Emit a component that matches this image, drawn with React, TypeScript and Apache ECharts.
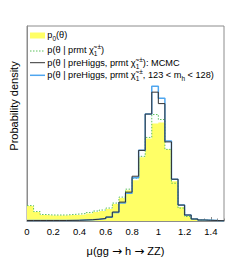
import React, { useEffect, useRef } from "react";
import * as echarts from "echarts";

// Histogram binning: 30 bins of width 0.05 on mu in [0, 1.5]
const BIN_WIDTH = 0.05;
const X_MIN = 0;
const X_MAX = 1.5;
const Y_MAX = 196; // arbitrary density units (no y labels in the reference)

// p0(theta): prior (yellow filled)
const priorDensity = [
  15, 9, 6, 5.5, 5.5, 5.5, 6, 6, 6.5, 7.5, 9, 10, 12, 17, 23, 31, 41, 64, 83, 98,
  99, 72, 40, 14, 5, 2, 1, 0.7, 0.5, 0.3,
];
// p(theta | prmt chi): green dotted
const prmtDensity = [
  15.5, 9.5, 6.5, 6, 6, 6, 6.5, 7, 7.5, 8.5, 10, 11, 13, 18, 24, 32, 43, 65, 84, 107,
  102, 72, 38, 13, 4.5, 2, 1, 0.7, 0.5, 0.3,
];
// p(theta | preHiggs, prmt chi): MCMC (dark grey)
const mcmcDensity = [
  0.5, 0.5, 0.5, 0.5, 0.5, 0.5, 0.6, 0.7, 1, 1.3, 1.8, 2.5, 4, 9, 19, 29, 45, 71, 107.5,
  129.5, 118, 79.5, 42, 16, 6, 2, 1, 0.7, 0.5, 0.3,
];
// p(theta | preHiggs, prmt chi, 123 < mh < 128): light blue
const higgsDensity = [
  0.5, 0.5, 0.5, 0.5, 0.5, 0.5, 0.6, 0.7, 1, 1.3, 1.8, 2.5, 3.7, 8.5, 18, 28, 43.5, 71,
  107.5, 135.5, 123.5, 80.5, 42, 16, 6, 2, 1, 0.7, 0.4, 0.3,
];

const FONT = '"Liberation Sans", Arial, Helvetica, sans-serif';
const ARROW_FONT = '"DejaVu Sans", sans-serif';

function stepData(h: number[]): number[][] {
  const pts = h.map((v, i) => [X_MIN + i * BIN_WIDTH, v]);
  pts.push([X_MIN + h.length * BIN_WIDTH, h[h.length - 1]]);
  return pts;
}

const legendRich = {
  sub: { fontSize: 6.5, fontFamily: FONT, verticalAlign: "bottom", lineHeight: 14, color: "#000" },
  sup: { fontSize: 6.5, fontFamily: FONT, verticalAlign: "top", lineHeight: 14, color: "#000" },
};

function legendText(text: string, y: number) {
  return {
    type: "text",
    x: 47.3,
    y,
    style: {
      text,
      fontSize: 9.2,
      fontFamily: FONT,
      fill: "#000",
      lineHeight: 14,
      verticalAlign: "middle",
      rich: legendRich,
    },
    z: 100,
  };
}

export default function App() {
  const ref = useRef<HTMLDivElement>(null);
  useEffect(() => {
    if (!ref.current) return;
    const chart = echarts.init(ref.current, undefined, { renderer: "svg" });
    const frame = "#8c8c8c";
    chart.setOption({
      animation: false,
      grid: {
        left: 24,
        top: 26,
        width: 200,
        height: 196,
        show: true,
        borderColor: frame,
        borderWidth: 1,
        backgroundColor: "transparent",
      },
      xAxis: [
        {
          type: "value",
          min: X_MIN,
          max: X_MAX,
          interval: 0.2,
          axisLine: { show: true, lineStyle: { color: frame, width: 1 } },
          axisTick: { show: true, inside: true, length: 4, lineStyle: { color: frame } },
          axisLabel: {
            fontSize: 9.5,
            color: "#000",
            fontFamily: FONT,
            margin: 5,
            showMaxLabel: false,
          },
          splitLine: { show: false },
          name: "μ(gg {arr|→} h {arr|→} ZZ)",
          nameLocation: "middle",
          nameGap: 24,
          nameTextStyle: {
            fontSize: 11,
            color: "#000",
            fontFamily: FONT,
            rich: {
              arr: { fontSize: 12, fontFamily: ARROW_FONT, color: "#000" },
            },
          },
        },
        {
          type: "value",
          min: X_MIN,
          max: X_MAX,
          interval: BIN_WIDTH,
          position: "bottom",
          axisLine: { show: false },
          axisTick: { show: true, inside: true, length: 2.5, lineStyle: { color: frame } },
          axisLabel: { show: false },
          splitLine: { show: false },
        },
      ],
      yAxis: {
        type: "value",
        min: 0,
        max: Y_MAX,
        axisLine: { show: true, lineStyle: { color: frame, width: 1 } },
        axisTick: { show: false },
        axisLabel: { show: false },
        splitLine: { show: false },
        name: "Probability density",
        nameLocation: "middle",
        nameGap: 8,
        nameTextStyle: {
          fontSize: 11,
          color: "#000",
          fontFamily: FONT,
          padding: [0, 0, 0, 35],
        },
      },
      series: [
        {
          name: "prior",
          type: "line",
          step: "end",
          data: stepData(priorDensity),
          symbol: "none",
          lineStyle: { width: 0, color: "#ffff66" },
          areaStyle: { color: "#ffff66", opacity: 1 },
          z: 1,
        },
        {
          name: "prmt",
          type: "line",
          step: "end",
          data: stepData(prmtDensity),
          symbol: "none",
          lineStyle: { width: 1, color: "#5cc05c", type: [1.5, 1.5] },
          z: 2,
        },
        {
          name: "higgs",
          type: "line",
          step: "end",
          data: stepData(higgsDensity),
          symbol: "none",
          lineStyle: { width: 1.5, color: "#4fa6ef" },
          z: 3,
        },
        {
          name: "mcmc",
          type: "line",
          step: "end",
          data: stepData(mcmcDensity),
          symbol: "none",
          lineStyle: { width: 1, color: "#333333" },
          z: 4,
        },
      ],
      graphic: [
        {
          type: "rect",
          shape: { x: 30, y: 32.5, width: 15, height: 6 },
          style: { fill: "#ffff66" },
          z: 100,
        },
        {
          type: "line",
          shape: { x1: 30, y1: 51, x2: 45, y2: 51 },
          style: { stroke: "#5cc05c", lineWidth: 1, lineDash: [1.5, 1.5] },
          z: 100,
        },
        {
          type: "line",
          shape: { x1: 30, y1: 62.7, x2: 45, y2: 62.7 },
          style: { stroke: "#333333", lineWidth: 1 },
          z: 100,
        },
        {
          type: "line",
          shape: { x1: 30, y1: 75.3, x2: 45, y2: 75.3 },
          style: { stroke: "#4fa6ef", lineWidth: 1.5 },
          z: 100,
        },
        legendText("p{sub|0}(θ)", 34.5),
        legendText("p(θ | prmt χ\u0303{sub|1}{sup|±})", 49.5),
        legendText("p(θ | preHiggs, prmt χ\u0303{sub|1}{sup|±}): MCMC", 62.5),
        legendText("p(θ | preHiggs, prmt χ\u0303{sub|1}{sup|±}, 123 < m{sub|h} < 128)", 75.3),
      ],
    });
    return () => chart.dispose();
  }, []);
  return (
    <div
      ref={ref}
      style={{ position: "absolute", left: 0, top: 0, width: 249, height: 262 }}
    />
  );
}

## TASK DESCRIPTION
Reproduce the data above in full, exactly as it is, with the pictures left out.

## ANSWER FOR THIS EXERCISE
Emit a component that matches this image, drawn with React, TypeScript and Apache ECharts.
import React, { useEffect, useRef } from "react";
import * as echarts from "echarts";

// Histogram binning: 30 bins of width 0.05 on mu in [0, 1.5]
const BIN_WIDTH = 0.05;
const X_MIN = 0;
const X_MAX = 1.5;
const Y_MAX = 196; // arbitrary density units (no y labels in the reference)

// p0(theta): prior (yellow filled)
const priorDensity = [
  15, 9, 6, 5.5, 5.5, 5.5, 6, 6, 6.5, 7.5, 9, 10, 12, 17, 23, 31, 41, 64, 83, 98,
  99, 72, 40, 14, 5, 2, 1, 0.7, 0.5, 0.3,
];
// p(theta | prmt chi): green dotted
const prmtDensity = [
  15.5, 9.5, 6.5, 6, 6, 6, 6.5, 7, 7.5, 8.5, 10, 11, 13, 18, 24, 32, 43, 65, 84, 107,
  102, 72, 38, 13, 4.5, 2, 1, 0.7, 0.5, 0.3,
];
// p(theta | preHiggs, prmt chi): MCMC (dark grey)
const mcmcDensity = [
  0.5, 0.5, 0.5, 0.5, 0.5, 0.5, 0.6, 0.7, 1, 1.3, 1.8, 2.5, 4, 9, 19, 29, 45, 71, 107.5,
  129.5, 118, 79.5, 42, 16, 6, 2, 1, 0.7, 0.5, 0.3,
];
// p(theta | preHiggs, prmt chi, 123 < mh < 128): light blue
const higgsDensity = [
  0.5, 0.5, 0.5, 0.5, 0.5, 0.5, 0.6, 0.7, 1, 1.3, 1.8, 2.5, 3.7, 8.5, 18, 28, 43.5, 71,
  107.5, 135.5, 123.5, 80.5, 42, 16, 6, 2, 1, 0.7, 0.4, 0.3,
];

const FONT = '"Liberation Sans", Arial, Helvetica, sans-serif';
const ARROW_FONT = '"DejaVu Sans", sans-serif';

function stepData(h: number[]): number[][] {
  const pts = h.map((v, i) => [X_MIN + i * BIN_WIDTH, v]);
  pts.push([X_MIN + h.length * BIN_WIDTH, h[h.length - 1]]);
  return pts;
}

const legendRich = {
  sub: { fontSize: 6.5, fontFamily: FONT, verticalAlign: "bottom", lineHeight: 14, color: "#000" },
  sup: { fontSize: 6.5, fontFamily: FONT, verticalAlign: "top", lineHeight: 14, color: "#000" },
};

function legendText(text: string, y: number) {
  return {
    type: "text",
    x: 47.3,
    y,
    style: {
      text,
      fontSize: 9.2,
      fontFamily: FONT,
      fill: "#000",
      lineHeight: 14,
      verticalAlign: "middle",
      rich: legendRich,
    },
    z: 100,
  };
}

export default function App() {
  const ref = useRef<HTMLDivElement>(null);
  useEffect(() => {
    if (!ref.current) return;
    const chart = echarts.init(ref.current, undefined, { renderer: "svg" });
    const frame = "#8c8c8c";
    chart.setOption({
      animation: false,
      grid: {
        left: 24,
        top: 26,
        width: 200,
        height: 196,
        show: true,
        borderColor: frame,
        borderWidth: 1,
        backgroundColor: "transparent",
      },
      xAxis: [
        {
          type: "value",
          min: X_MIN,
          max: X_MAX,
          interval: 0.2,
          axisLine: { show: true, lineStyle: { color: frame, width: 1 } },
          axisTick: { show: true, inside: true, length: 4, lineStyle: { color: frame } },
          axisLabel: {
            fontSize: 9.5,
            color: "#000",
            fontFamily: FONT,
            margin: 5,
            showMaxLabel: false,
          },
          splitLine: { show: false },
          name: "μ(gg {arr|→} h {arr|→} ZZ)",
          nameLocation: "middle",
          nameGap: 24,
          nameTextStyle: {
            fontSize: 11,
            color: "#000",
            fontFamily: FONT,
            rich: {
              arr: { fontSize: 12, fontFamily: ARROW_FONT, color: "#000" },
            },
          },
        },
        {
          type: "value",
          min: X_MIN,
          max: X_MAX,
          interval: BIN_WIDTH,
          position: "bottom",
          axisLine: { show: false },
          axisTick: { show: true, inside: true, length: 2.5, lineStyle: { color: frame } },
          axisLabel: { show: false },
          splitLine: { show: false },
        },
      ],
      yAxis: {
        type: "value",
        min: 0,
        max: Y_MAX,
        axisLine: { show: true, lineStyle: { color: frame, width: 1 } },
        axisTick: { show: false },
        axisLabel: { show: false },
        splitLine: { show: false },
        name: "Probability density",
        nameLocation: "middle",
        nameGap: 8,
        nameTextStyle: {
          fontSize: 11,
          color: "#000",
          fontFamily: FONT,
          padding: [0, 0, 0, 35],
        },
      },
      series: [
        {
          name: "prior",
          type: "line",
          step: "end",
          data: stepData(priorDensity),
          symbol: "none",
          lineStyle: { width: 0, color: "#ffff66" },
          areaStyle: { color: "#ffff66", opacity: 1 },
          z: 1,
        },
        {
          name: "prmt",
          type: "line",
          step: "end",
          data: stepData(prmtDensity),
          symbol: "none",
          lineStyle: { width: 1, color: "#5cc05c", type: [1.5, 1.5] },
          z: 2,
        },
        {
          name: "higgs",
          type: "line",
          step: "end",
          data: stepData(higgsDensity),
          symbol: "none",
          lineStyle: { width: 1.5, color: "#4fa6ef" },
          z: 3,
        },
        {
          name: "mcmc",
          type: "line",
          step: "end",
          data: stepData(mcmcDensity),
          symbol: "none",
          lineStyle: { width: 1, color: "#333333" },
          z: 4,
        },
      ],
      graphic: [
        {
          type: "rect",
          shape: { x: 30, y: 32.5, width: 15, height: 6 },
          style: { fill: "#ffff66" },
          z: 100,
        },
        {
          type: "line",
          shape: { x1: 30, y1: 51, x2: 45, y2: 51 },
          style: { stroke: "#5cc05c", lineWidth: 1, lineDash: [1.5, 1.5] },
          z: 100,
        },
        {
          type: "line",
          shape: { x1: 30, y1: 62.7, x2: 45, y2: 62.7 },
          style: { stroke: "#333333", lineWidth: 1 },
          z: 100,
        },
        {
          type: "line",
          shape: { x1: 30, y1: 75.3, x2: 45, y2: 75.3 },
          style: { stroke: "#4fa6ef", lineWidth: 1.5 },
          z: 100,
        },
        legendText("p{sub|0}(θ)", 34.5),
        legendText("p(θ | prmt χ\u0303{sub|1}{sup|±})", 49.5),
        legendText("p(θ | preHiggs, prmt χ\u0303{sub|1}{sup|±}): MCMC", 62.5),
        legendText("p(θ | preHiggs, prmt χ\u0303{sub|1}{sup|±}, 123 < m{sub|h} < 128)", 75.3),
      ],
    });
    return () => chart.dispose();
  }, []);
  return (
    <div
      ref={ref}
      style={{ position: "absolute", left: 0, top: 0, width: 249, height: 262 }}
    />
  );
}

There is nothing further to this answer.